[REQUIREMENT]:
Quote, verbatim, all material below, without pictures.

[DATA PROVIDED]:

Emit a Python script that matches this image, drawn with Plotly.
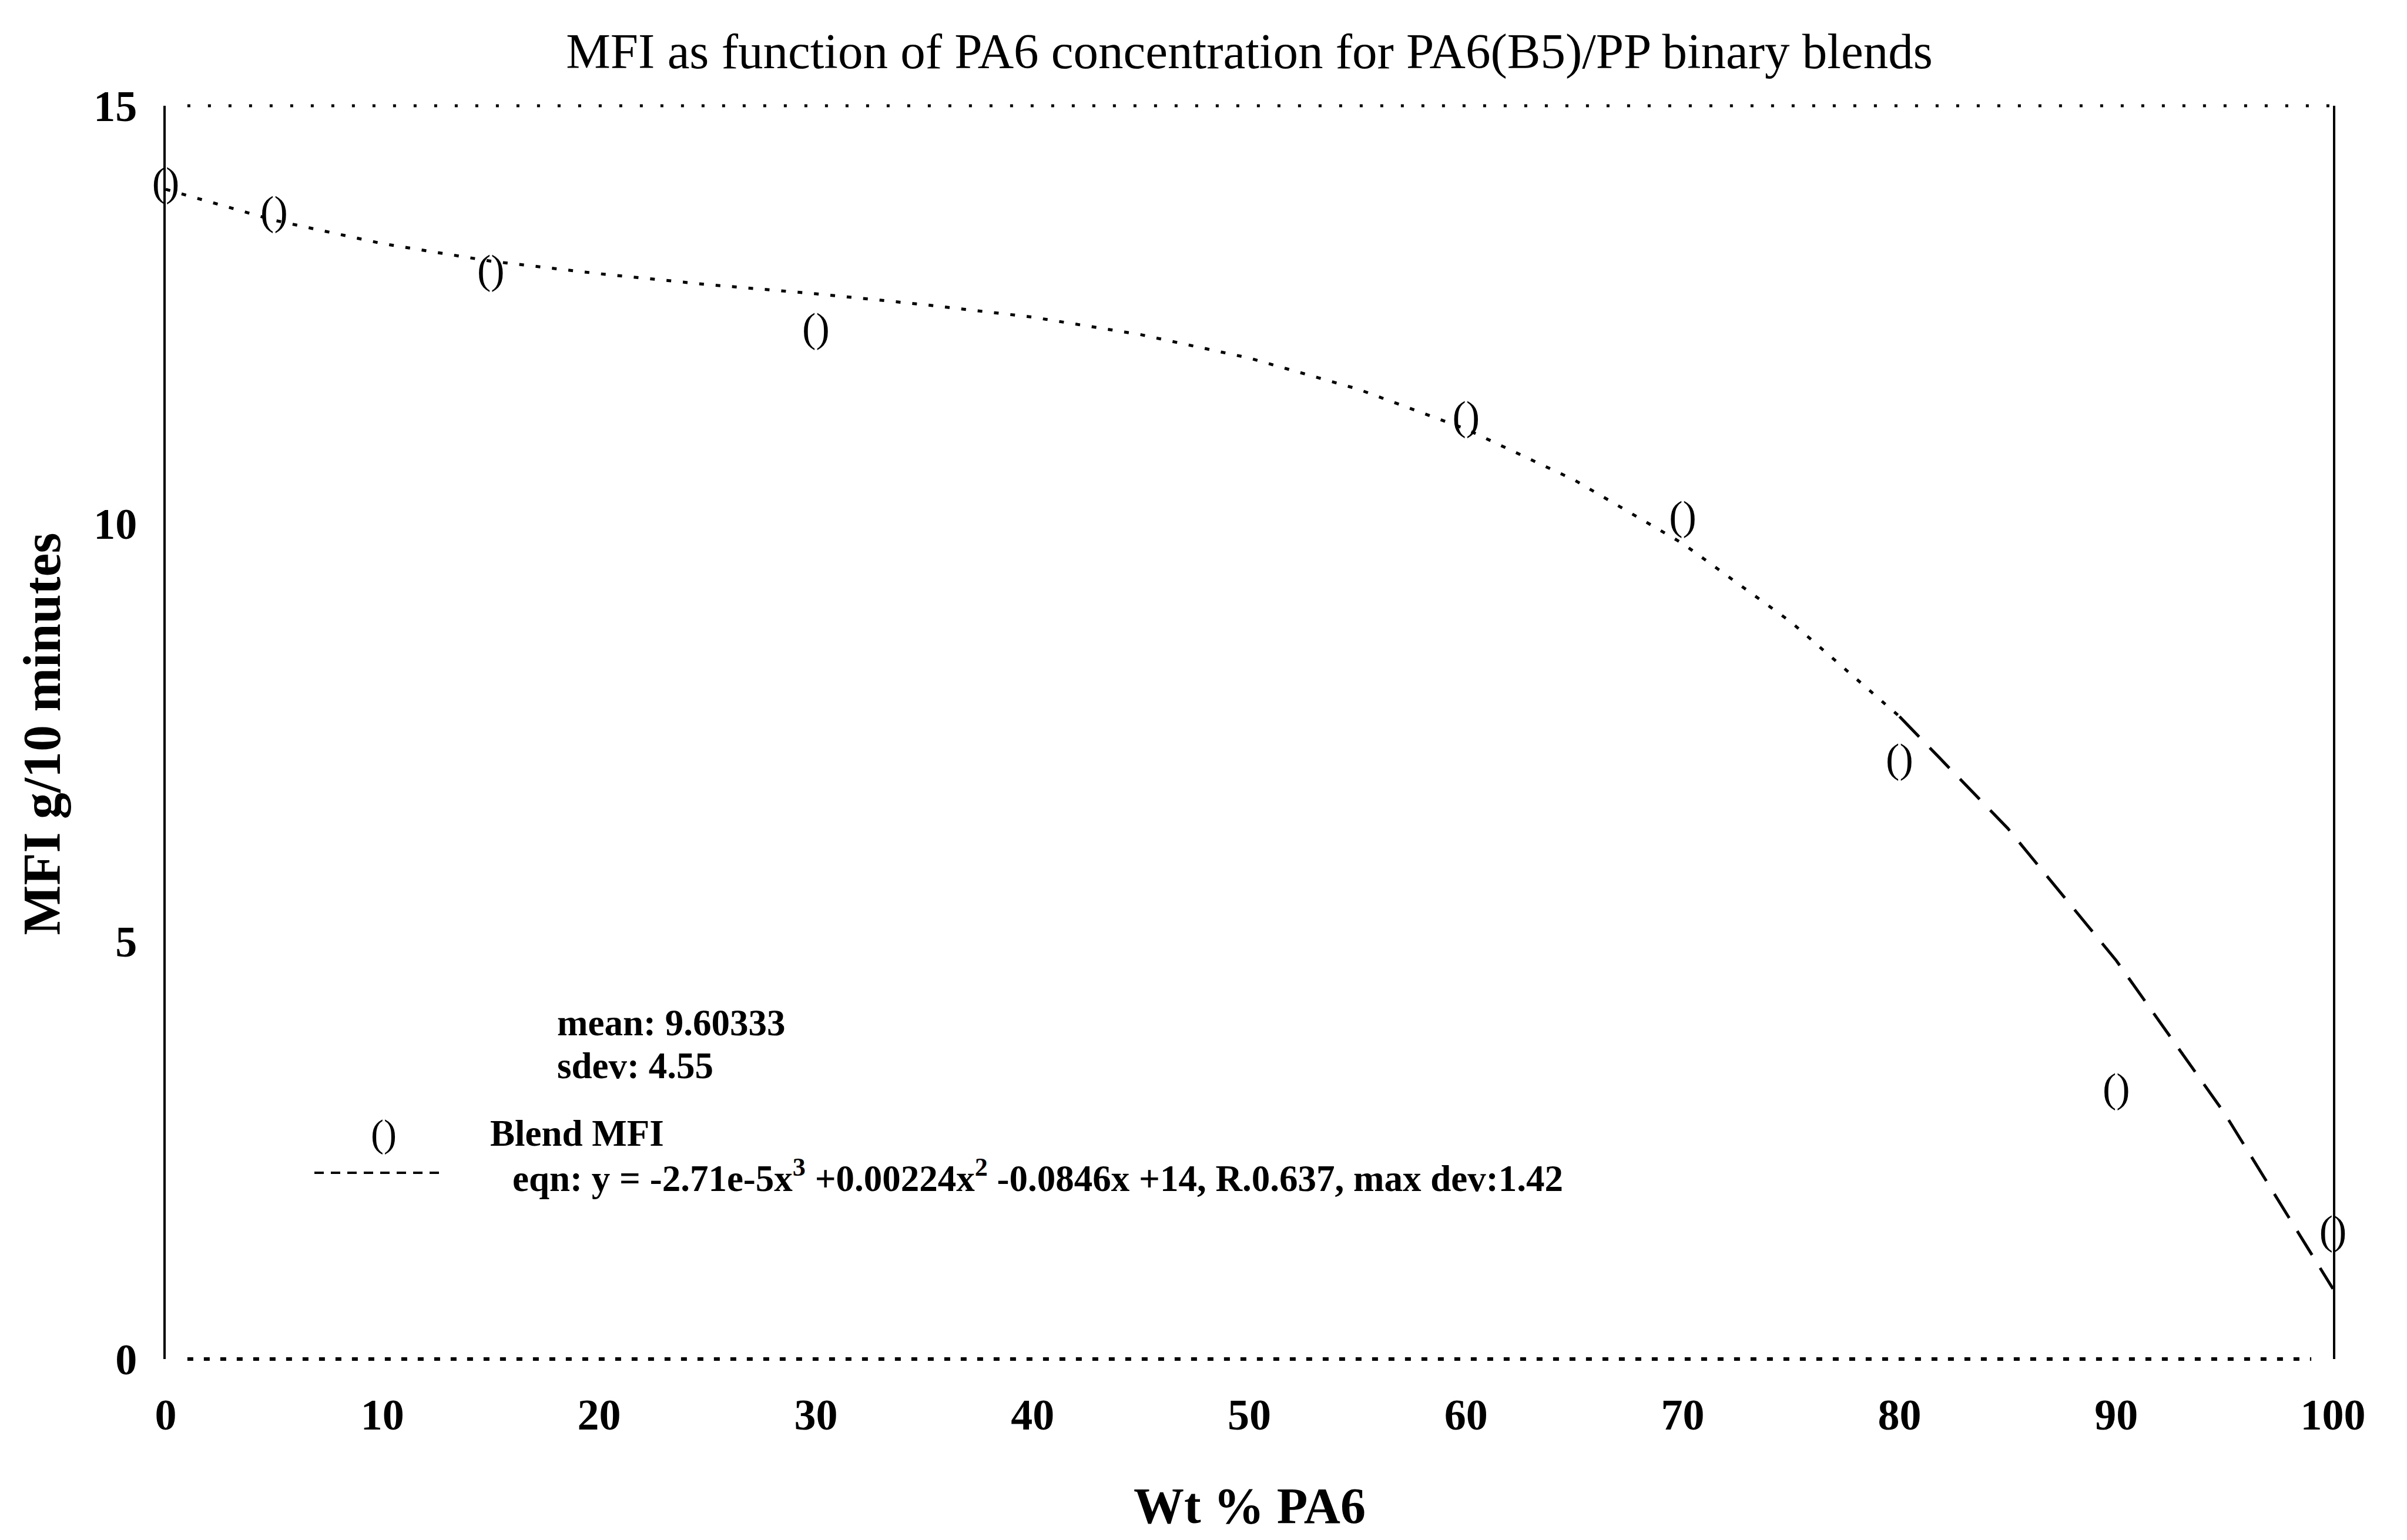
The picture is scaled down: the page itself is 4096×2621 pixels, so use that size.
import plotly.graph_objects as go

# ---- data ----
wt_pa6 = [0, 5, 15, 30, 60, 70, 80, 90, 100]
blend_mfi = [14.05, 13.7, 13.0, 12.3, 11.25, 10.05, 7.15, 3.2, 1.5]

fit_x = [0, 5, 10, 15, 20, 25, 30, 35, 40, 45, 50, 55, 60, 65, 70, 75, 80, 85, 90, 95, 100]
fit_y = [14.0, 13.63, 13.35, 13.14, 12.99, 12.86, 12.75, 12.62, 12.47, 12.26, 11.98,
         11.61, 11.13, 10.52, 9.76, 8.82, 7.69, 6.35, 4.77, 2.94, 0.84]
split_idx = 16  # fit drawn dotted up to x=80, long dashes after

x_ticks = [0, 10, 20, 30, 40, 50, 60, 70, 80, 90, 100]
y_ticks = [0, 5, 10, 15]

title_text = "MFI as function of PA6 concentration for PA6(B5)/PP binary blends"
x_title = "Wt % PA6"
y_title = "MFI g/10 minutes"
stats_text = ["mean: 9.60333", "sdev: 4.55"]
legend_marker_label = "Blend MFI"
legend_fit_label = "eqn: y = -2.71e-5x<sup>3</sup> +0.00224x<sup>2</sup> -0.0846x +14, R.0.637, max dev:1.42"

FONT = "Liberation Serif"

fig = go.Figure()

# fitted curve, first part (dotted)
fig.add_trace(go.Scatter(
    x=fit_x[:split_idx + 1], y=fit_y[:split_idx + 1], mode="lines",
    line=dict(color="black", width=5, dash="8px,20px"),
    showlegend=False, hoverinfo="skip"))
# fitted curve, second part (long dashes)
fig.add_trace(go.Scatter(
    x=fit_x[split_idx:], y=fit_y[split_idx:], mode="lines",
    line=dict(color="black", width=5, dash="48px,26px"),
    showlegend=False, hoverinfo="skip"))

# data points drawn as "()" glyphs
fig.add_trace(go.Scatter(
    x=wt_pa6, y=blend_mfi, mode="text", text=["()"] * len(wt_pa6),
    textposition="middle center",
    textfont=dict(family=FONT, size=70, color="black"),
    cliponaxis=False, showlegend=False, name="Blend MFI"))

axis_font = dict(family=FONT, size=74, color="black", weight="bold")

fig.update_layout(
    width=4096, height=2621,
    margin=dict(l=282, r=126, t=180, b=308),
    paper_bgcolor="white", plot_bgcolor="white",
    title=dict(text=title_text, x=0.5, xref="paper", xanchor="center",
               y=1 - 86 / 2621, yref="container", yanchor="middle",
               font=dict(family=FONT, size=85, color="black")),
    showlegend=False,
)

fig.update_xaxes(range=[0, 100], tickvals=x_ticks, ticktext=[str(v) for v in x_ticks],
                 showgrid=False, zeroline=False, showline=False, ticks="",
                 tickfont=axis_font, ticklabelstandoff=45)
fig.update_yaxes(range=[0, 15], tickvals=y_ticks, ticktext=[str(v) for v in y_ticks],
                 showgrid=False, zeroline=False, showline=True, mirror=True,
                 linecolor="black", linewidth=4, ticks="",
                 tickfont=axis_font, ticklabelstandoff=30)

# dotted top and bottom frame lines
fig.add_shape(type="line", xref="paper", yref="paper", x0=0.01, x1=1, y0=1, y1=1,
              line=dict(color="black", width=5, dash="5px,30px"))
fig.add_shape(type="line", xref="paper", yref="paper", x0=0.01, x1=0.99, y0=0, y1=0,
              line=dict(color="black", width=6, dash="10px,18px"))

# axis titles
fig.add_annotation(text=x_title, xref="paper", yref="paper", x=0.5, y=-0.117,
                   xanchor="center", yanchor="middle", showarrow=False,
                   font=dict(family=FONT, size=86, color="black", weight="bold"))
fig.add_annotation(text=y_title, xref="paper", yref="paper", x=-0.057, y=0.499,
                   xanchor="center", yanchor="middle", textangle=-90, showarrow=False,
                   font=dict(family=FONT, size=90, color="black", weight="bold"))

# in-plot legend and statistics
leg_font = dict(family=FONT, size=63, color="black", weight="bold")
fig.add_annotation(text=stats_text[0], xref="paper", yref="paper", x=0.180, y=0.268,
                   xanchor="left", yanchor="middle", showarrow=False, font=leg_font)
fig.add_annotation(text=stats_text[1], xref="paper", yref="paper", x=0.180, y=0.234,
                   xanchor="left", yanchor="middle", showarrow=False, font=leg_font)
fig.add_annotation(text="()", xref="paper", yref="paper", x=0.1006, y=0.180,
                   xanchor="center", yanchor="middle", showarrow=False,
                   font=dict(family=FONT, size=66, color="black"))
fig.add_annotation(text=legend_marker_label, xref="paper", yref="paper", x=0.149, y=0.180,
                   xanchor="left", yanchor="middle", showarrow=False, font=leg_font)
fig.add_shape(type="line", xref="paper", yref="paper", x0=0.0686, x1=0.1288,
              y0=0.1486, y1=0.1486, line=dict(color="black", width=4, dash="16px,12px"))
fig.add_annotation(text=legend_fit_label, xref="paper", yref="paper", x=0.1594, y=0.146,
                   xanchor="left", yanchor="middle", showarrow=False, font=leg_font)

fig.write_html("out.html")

[CORRECT ANSWER]:
Emit a Python script that matches this image, drawn with Plotly.
The picture is scaled down: the page itself is 4096×2621 pixels, so use that size.
import plotly.graph_objects as go

# ---- data ----
wt_pa6 = [0, 5, 15, 30, 60, 70, 80, 90, 100]
blend_mfi = [14.05, 13.7, 13.0, 12.3, 11.25, 10.05, 7.15, 3.2, 1.5]

fit_x = [0, 5, 10, 15, 20, 25, 30, 35, 40, 45, 50, 55, 60, 65, 70, 75, 80, 85, 90, 95, 100]
fit_y = [14.0, 13.63, 13.35, 13.14, 12.99, 12.86, 12.75, 12.62, 12.47, 12.26, 11.98,
         11.61, 11.13, 10.52, 9.76, 8.82, 7.69, 6.35, 4.77, 2.94, 0.84]
split_idx = 16  # fit drawn dotted up to x=80, long dashes after

x_ticks = [0, 10, 20, 30, 40, 50, 60, 70, 80, 90, 100]
y_ticks = [0, 5, 10, 15]

title_text = "MFI as function of PA6 concentration for PA6(B5)/PP binary blends"
x_title = "Wt % PA6"
y_title = "MFI g/10 minutes"
stats_text = ["mean: 9.60333", "sdev: 4.55"]
legend_marker_label = "Blend MFI"
legend_fit_label = "eqn: y = -2.71e-5x<sup>3</sup> +0.00224x<sup>2</sup> -0.0846x +14, R.0.637, max dev:1.42"

FONT = "Liberation Serif"

fig = go.Figure()

# fitted curve, first part (dotted)
fig.add_trace(go.Scatter(
    x=fit_x[:split_idx + 1], y=fit_y[:split_idx + 1], mode="lines",
    line=dict(color="black", width=5, dash="8px,20px"),
    showlegend=False, hoverinfo="skip"))
# fitted curve, second part (long dashes)
fig.add_trace(go.Scatter(
    x=fit_x[split_idx:], y=fit_y[split_idx:], mode="lines",
    line=dict(color="black", width=5, dash="48px,26px"),
    showlegend=False, hoverinfo="skip"))

# data points drawn as "()" glyphs
fig.add_trace(go.Scatter(
    x=wt_pa6, y=blend_mfi, mode="text", text=["()"] * len(wt_pa6),
    textposition="middle center",
    textfont=dict(family=FONT, size=70, color="black"),
    cliponaxis=False, showlegend=False, name="Blend MFI"))

axis_font = dict(family=FONT, size=74, color="black", weight="bold")

fig.update_layout(
    width=4096, height=2621,
    margin=dict(l=282, r=126, t=180, b=308),
    paper_bgcolor="white", plot_bgcolor="white",
    title=dict(text=title_text, x=0.5, xref="paper", xanchor="center",
               y=1 - 86 / 2621, yref="container", yanchor="middle",
               font=dict(family=FONT, size=85, color="black")),
    showlegend=False,
)

fig.update_xaxes(range=[0, 100], tickvals=x_ticks, ticktext=[str(v) for v in x_ticks],
                 showgrid=False, zeroline=False, showline=False, ticks="",
                 tickfont=axis_font, ticklabelstandoff=45)
fig.update_yaxes(range=[0, 15], tickvals=y_ticks, ticktext=[str(v) for v in y_ticks],
                 showgrid=False, zeroline=False, showline=True, mirror=True,
                 linecolor="black", linewidth=4, ticks="",
                 tickfont=axis_font, ticklabelstandoff=30)

# dotted top and bottom frame lines
fig.add_shape(type="line", xref="paper", yref="paper", x0=0.01, x1=1, y0=1, y1=1,
              line=dict(color="black", width=5, dash="5px,30px"))
fig.add_shape(type="line", xref="paper", yref="paper", x0=0.01, x1=0.99, y0=0, y1=0,
              line=dict(color="black", width=6, dash="10px,18px"))

# axis titles
fig.add_annotation(text=x_title, xref="paper", yref="paper", x=0.5, y=-0.117,
                   xanchor="center", yanchor="middle", showarrow=False,
                   font=dict(family=FONT, size=86, color="black", weight="bold"))
fig.add_annotation(text=y_title, xref="paper", yref="paper", x=-0.057, y=0.499,
                   xanchor="center", yanchor="middle", textangle=-90, showarrow=False,
                   font=dict(family=FONT, size=90, color="black", weight="bold"))

# in-plot legend and statistics
leg_font = dict(family=FONT, size=63, color="black", weight="bold")
fig.add_annotation(text=stats_text[0], xref="paper", yref="paper", x=0.180, y=0.268,
                   xanchor="left", yanchor="middle", showarrow=False, font=leg_font)
fig.add_annotation(text=stats_text[1], xref="paper", yref="paper", x=0.180, y=0.234,
                   xanchor="left", yanchor="middle", showarrow=False, font=leg_font)
fig.add_annotation(text="()", xref="paper", yref="paper", x=0.1006, y=0.180,
                   xanchor="center", yanchor="middle", showarrow=False,
                   font=dict(family=FONT, size=66, color="black"))
fig.add_annotation(text=legend_marker_label, xref="paper", yref="paper", x=0.149, y=0.180,
                   xanchor="left", yanchor="middle", showarrow=False, font=leg_font)
fig.add_shape(type="line", xref="paper", yref="paper", x0=0.0686, x1=0.1288,
              y0=0.1486, y1=0.1486, line=dict(color="black", width=4, dash="16px,12px"))
fig.add_annotation(text=legend_fit_label, xref="paper", yref="paper", x=0.1594, y=0.146,
                   xanchor="left", yanchor="middle", showarrow=False, font=leg_font)

fig.write_html("out.html")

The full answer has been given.